= Capital punishment in Iraq =

Capital punishment is a legal penalty in Iraq. It was commonly used by the government of Saddam Hussein (who was himself ultimately executed), was temporarily halted after the US-led 2003 invasion of Iraq that deposed Hussein, and has since been reinstated. Executions are carried out by hanging.

Iraqi law states that no person over the age of 70 can be executed; however, there have been instances where this provision has been violated. There is a guaranteed right to appeal on all such sentences. Iraqi law requires execution take place within 30 days of all legal avenues being exhausted. The last legal step, before the execution proceeds, is for the condemned to be handed a red card. This is completed by an official of the court with details of the judgment and a notice that execution is imminent.

After the invasion of Iraq in 2003, U.S. administrator L. Paul Bremer suspended capital punishment on June 10, declaring that "the former regime used certain provisions of the penal code as a means of oppression, in violation of internationally acknowledged human rights." However, on August 8, 2004, capital punishment was reinstated in Iraq. Executions resumed in September 2005, after three men convicted of murder were executed. On March 9, 2006, an official of Iraq's Supreme Judicial Council confirmed that Iraqi authorities had executed the first insurgents by hanging. Twenty-seven people, including one woman, were executed by the Iraqi government on September 6, 2006, for high crimes against civilians. On January 19, 2012, 34 people were executed in a single day. Early in October 2013, 42 people convicted of terrorism charges were hanged over the course of two days. By that date a total of 132 people had been executed in 2013.

In July 2016, Iraqi Prime Minister Haider Al-Abadi ordered the execution of all terrorists condemned in the country following the Baghdad suicide truck bombing which killed over 250 people at a mall in Karrada, Baghdad.
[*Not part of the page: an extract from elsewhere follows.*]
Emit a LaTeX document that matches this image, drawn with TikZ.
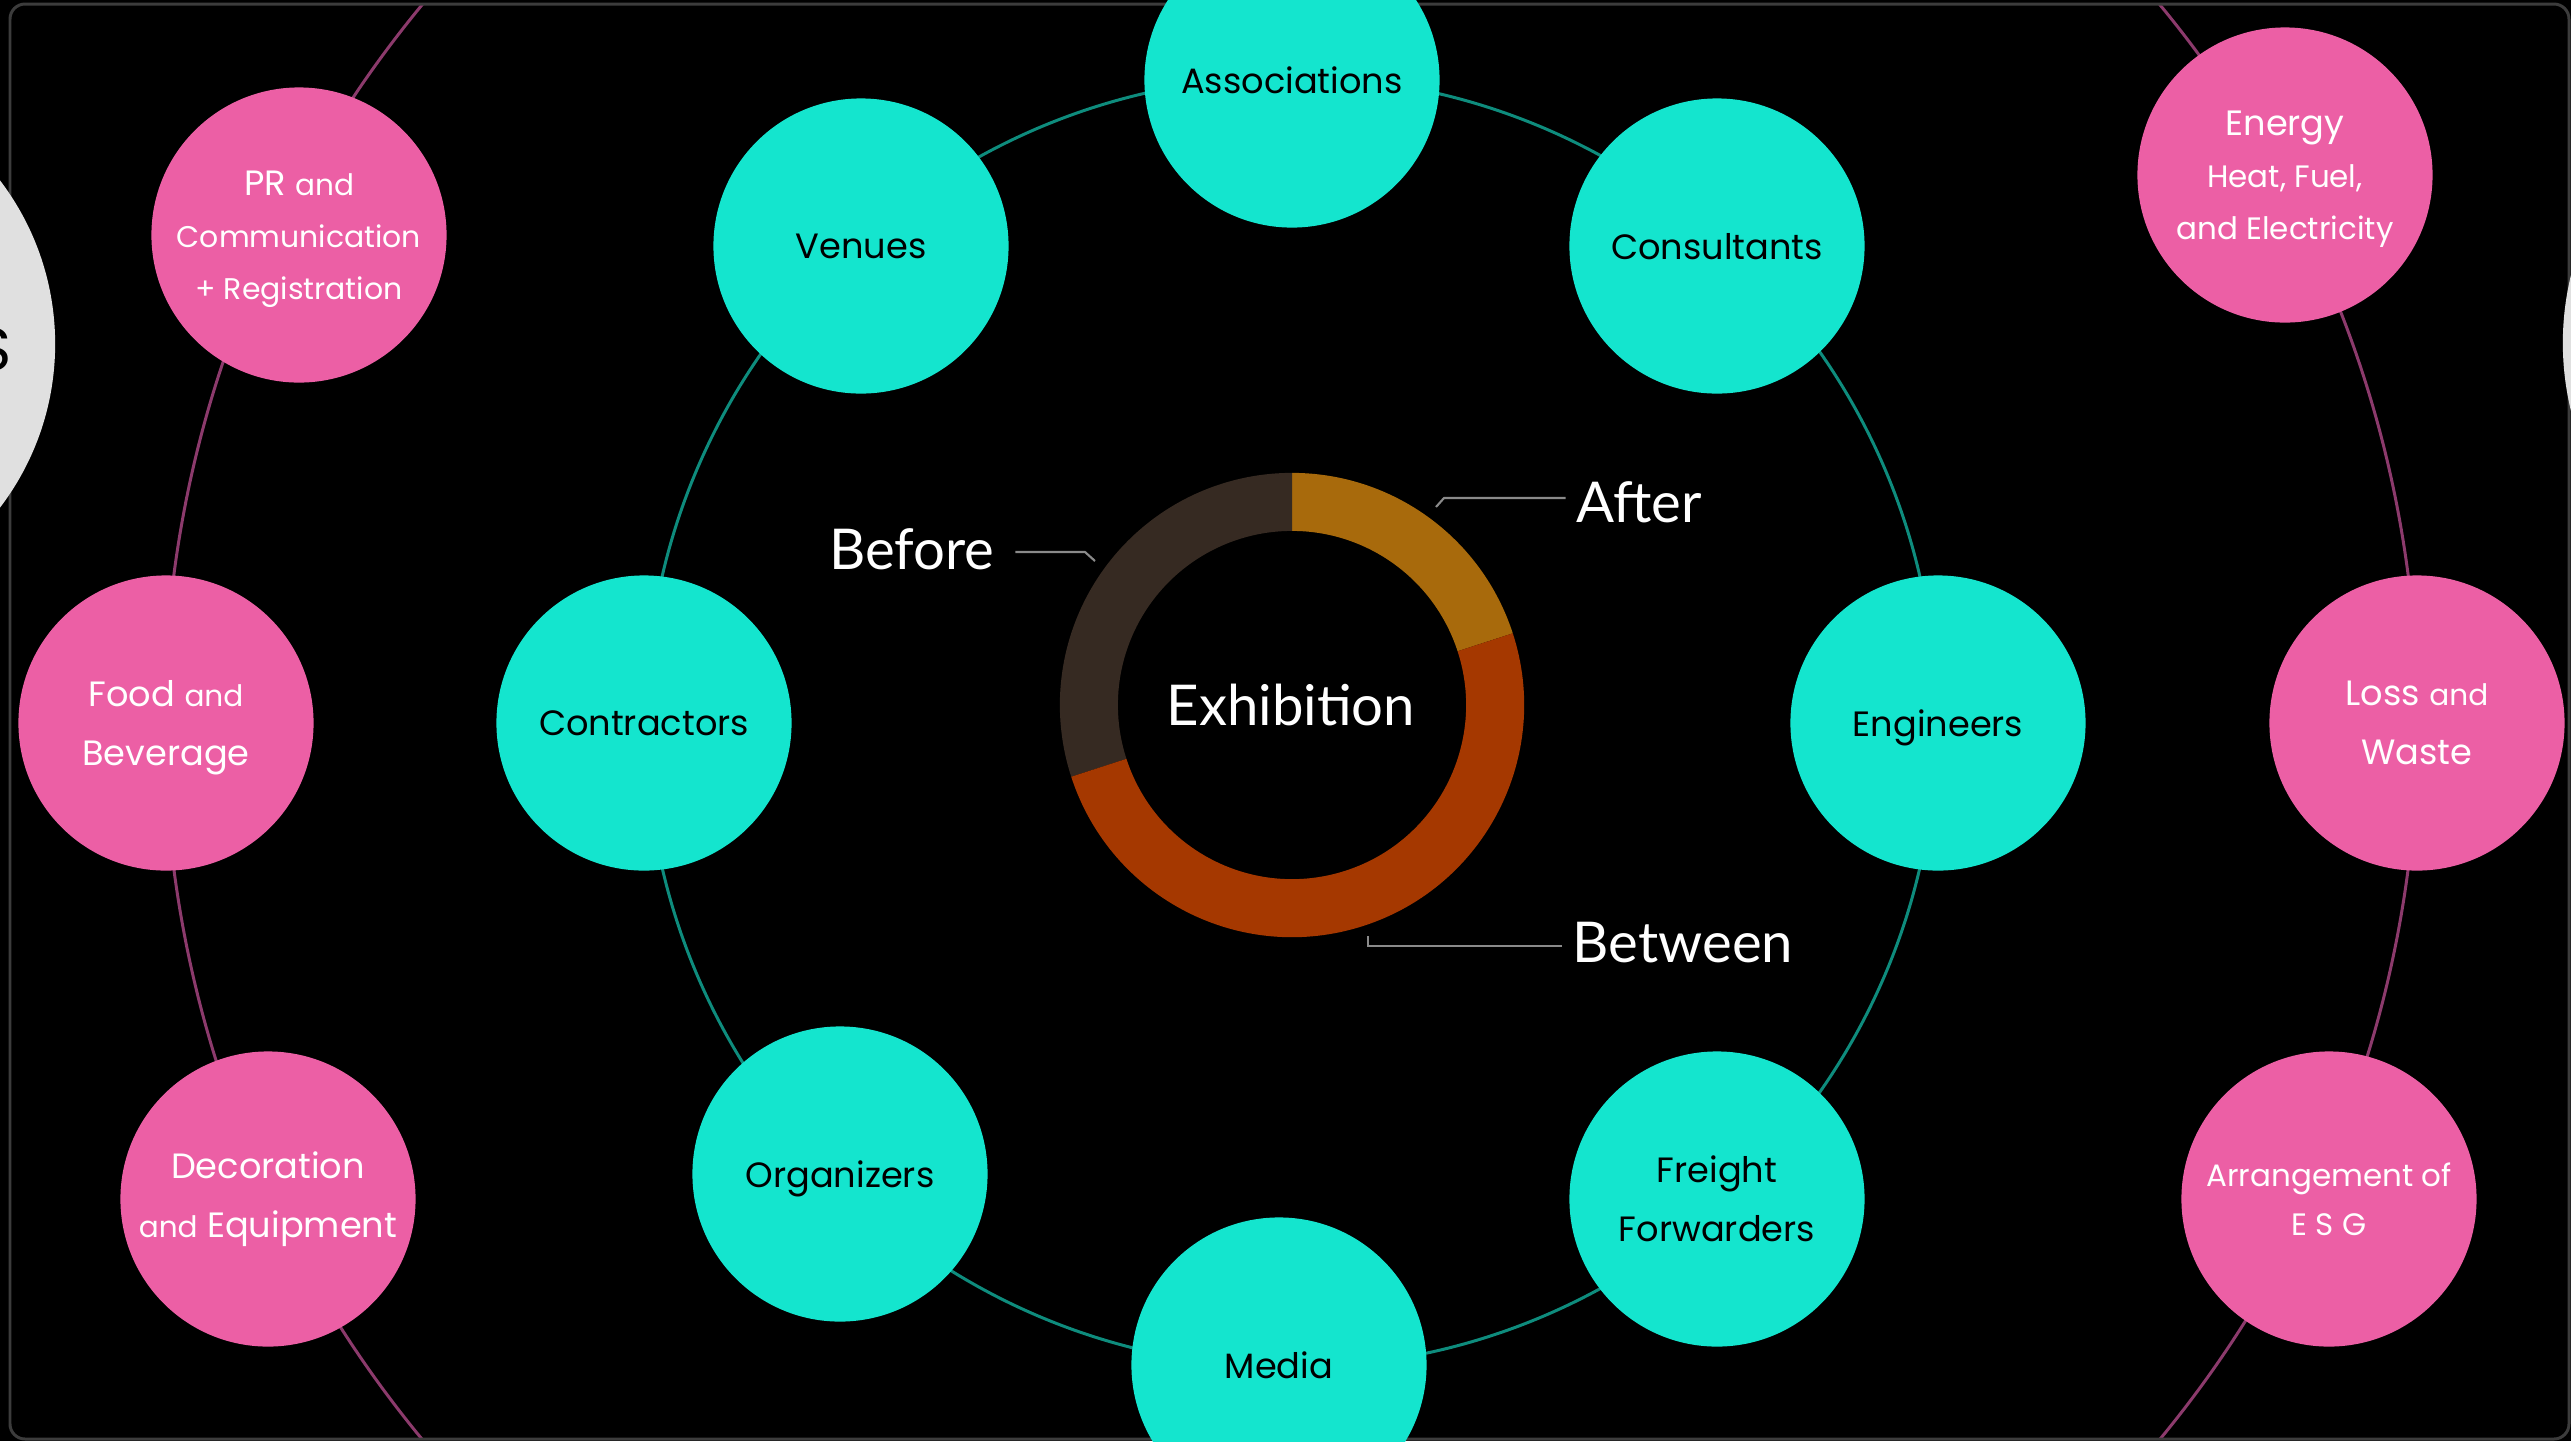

Iraq carried out at least 88 executions in 2016, and at least 125 in 2017. After the defeat of ISIS in Mosul in 2017, Iraq tried and sentenced captured terrorists to death in large numbers.

==Notable executions==

Saddam Hussein was sentenced to death by hanging for crimes against humanity on November 5, 2006, and was executed on December 30, 2006 at approximately 6:00 a.m. local time. During the drop there was an audible crack indicating that his neck was broken, a successful example of a long drop hanging.

By contrast, Barzan Ibrahim al-Tikriti, the head of the Mukhabarat, Saddam's security agency, and Awad Hamed al-Bandar, former chief judge, were executed on January 15, 2007, also by the long drop method, but Barzan was decapitated by the rope at the end of his fall indicating that the drop was too long, relative to his body weight.

Also, former vice-president Taha Yassin Ramadan had been sentenced to life in prison on November 5, 2006, but the sentence was changed to death by hanging on February 12, 2007. He was the fourth and final man to be executed for the 1982 crimes against humanity on March 20, 2007. This time, the execution went smoothly and without obvious mistake or problem.

At the Anfal genocide trial, Saddam's cousin Ali Hassan al-Majid (aka Chemical Ali), former defense minister Sultan Hashim Ahmed al-Tay, and former deputy Hussein Rashid Mohammed were sentenced to hang for their role in the Al-Anfal Campaign against the Kurds on June 24, 2007. Al-Majid was sentenced to death three more times: once for the 1991 suppression of a Shi'a uprising along with Abdul-Ghani Abdul Ghafur on December 2, 2008; once for the 1999 crackdown in the assassination of Grand Ayatollah Mohammad al-Sadr on March 2, 2009; and once on January 17, 2010 for the gassing of the Kurds in 1988; he was hanged on January 25.

On October 26, 2010, Saddam's top minister Tariq Aziz was sentenced to hang for persecuting the members of rival Shi'a political parties. However, Iraqi President Jalal Talabani declared that he would not sign Aziz's execution order, thus commuting his sentence to indefinite imprisonment. Aziz remained in custody for the rest of his life and died of a heart attack on June 5, 2015.

On July 14, 2011, Sultan Hashim Ahmed al-Tay and two of Saddam's half-brothers -- Sabawi Ibrahim al-Tikriti and Watban Ibrahim al-Tikriti (both condemned to death on March 11, 2009 for the role in the executions of 42 traders who were accused of manipulating food prices) -- were handed over to the Iraqi authorities for execution.